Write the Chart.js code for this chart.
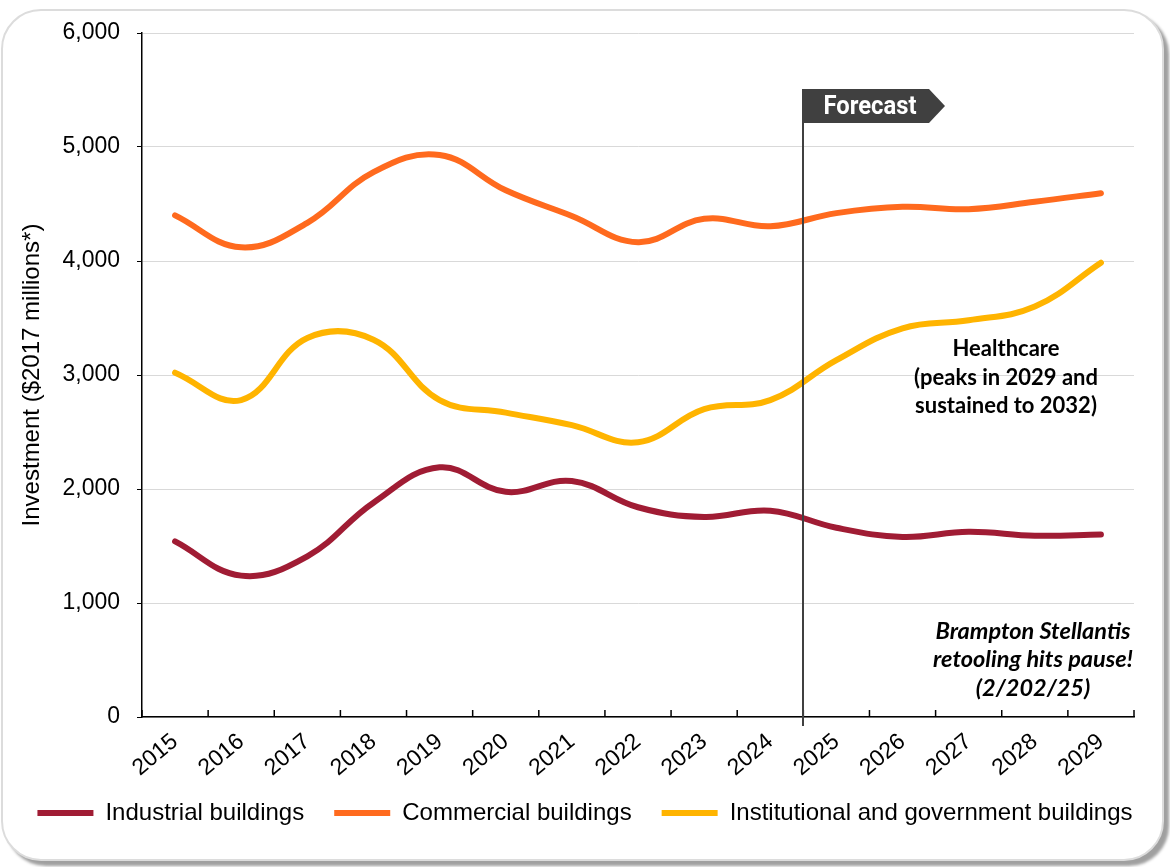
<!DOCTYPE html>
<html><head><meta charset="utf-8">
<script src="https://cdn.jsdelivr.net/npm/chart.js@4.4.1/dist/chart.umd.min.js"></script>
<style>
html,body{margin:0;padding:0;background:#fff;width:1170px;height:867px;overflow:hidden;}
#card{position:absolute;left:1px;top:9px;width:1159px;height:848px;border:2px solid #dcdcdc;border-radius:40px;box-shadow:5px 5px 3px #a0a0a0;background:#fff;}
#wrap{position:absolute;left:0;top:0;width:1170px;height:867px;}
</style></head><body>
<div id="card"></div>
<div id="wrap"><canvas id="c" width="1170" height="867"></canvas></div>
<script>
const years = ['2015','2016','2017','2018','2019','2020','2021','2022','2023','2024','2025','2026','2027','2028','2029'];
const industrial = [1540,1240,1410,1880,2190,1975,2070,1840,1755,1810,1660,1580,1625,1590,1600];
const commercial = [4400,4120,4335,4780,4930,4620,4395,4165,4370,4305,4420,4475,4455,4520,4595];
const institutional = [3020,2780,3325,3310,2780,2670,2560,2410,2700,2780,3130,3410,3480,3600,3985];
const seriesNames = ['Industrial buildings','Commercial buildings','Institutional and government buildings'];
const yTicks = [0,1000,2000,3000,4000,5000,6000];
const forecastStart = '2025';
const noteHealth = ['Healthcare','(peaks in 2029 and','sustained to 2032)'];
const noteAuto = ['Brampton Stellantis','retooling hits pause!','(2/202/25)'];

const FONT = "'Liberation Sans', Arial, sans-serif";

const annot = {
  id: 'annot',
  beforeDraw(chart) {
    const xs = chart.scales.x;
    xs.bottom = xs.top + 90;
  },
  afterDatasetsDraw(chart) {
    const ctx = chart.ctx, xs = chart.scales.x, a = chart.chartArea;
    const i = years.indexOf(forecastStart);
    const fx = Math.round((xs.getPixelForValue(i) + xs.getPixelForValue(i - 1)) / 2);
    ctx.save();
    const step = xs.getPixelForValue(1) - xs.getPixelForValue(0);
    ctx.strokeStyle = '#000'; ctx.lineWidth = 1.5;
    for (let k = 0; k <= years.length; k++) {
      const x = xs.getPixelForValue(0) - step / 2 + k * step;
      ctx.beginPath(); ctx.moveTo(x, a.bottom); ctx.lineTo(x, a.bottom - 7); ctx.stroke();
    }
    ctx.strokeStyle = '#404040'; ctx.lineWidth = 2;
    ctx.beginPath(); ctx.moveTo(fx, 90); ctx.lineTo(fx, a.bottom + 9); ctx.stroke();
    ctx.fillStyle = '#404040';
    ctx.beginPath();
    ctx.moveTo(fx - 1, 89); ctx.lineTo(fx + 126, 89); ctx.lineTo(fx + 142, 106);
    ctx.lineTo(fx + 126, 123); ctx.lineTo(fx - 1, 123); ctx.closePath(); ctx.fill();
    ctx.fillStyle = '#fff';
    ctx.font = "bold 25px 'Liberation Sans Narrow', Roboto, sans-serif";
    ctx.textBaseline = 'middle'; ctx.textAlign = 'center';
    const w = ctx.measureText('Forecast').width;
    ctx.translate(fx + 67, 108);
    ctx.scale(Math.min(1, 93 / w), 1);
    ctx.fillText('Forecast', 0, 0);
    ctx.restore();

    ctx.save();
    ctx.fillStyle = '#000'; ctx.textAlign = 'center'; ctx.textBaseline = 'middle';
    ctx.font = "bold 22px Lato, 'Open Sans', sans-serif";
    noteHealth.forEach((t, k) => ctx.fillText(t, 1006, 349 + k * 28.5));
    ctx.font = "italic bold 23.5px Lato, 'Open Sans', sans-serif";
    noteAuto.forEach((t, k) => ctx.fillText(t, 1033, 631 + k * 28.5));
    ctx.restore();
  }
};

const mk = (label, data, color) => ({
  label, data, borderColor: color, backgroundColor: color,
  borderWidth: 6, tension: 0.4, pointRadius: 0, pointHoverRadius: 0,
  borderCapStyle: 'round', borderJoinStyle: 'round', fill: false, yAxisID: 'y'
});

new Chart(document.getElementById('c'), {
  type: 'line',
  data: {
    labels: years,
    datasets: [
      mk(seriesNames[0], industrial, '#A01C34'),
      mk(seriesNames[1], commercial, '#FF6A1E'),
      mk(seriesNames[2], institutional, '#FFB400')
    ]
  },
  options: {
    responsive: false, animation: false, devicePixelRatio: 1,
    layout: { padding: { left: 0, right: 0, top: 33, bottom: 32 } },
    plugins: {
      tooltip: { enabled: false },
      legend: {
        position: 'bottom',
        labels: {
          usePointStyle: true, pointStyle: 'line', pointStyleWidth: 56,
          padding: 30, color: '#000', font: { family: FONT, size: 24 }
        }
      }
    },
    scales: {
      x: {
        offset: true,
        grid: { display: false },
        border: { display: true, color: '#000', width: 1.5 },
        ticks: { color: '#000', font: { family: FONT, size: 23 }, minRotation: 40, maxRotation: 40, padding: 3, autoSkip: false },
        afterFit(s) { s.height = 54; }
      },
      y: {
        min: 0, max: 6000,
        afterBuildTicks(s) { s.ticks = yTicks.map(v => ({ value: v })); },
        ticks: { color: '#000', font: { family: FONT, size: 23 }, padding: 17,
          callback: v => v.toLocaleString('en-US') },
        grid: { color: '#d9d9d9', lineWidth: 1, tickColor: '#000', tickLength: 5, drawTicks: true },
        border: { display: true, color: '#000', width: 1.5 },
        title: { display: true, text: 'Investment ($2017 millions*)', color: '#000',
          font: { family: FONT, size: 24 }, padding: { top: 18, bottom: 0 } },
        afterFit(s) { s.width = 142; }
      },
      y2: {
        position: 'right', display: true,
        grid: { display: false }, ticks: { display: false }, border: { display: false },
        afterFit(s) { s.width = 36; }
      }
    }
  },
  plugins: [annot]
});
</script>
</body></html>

____________

*Prompt*:
Please take the lines from the beginning of the data above through the line holding "const noteAuto = ['Brampton" and transcribe them exactly, without any pictures.

*Solution for this problem*:
Write the Chart.js code for this chart.
<!DOCTYPE html>
<html><head><meta charset="utf-8">
<script src="https://cdn.jsdelivr.net/npm/chart.js@4.4.1/dist/chart.umd.min.js"></script>
<style>
html,body{margin:0;padding:0;background:#fff;width:1170px;height:867px;overflow:hidden;}
#card{position:absolute;left:1px;top:9px;width:1159px;height:848px;border:2px solid #dcdcdc;border-radius:40px;box-shadow:5px 5px 3px #a0a0a0;background:#fff;}
#wrap{position:absolute;left:0;top:0;width:1170px;height:867px;}
</style></head><body>
<div id="card"></div>
<div id="wrap"><canvas id="c" width="1170" height="867"></canvas></div>
<script>
const years = ['2015','2016','2017','2018','2019','2020','2021','2022','2023','2024','2025','2026','2027','2028','2029'];
const industrial = [1540,1240,1410,1880,2190,1975,2070,1840,1755,1810,1660,1580,1625,1590,1600];
const commercial = [4400,4120,4335,4780,4930,4620,4395,4165,4370,4305,4420,4475,4455,4520,4595];
const institutional = [3020,2780,3325,3310,2780,2670,2560,2410,2700,2780,3130,3410,3480,3600,3985];
const seriesNames = ['Industrial buildings','Commercial buildings','Institutional and government buildings'];
const yTicks = [0,1000,2000,3000,4000,5000,6000];
const forecastStart = '2025';
const noteHealth = ['Healthcare','(peaks in 2029 and','sustained to 2032)'];
const noteAuto = ['Brampton Stellantis','retooling hits pause!','(2/202/25)'];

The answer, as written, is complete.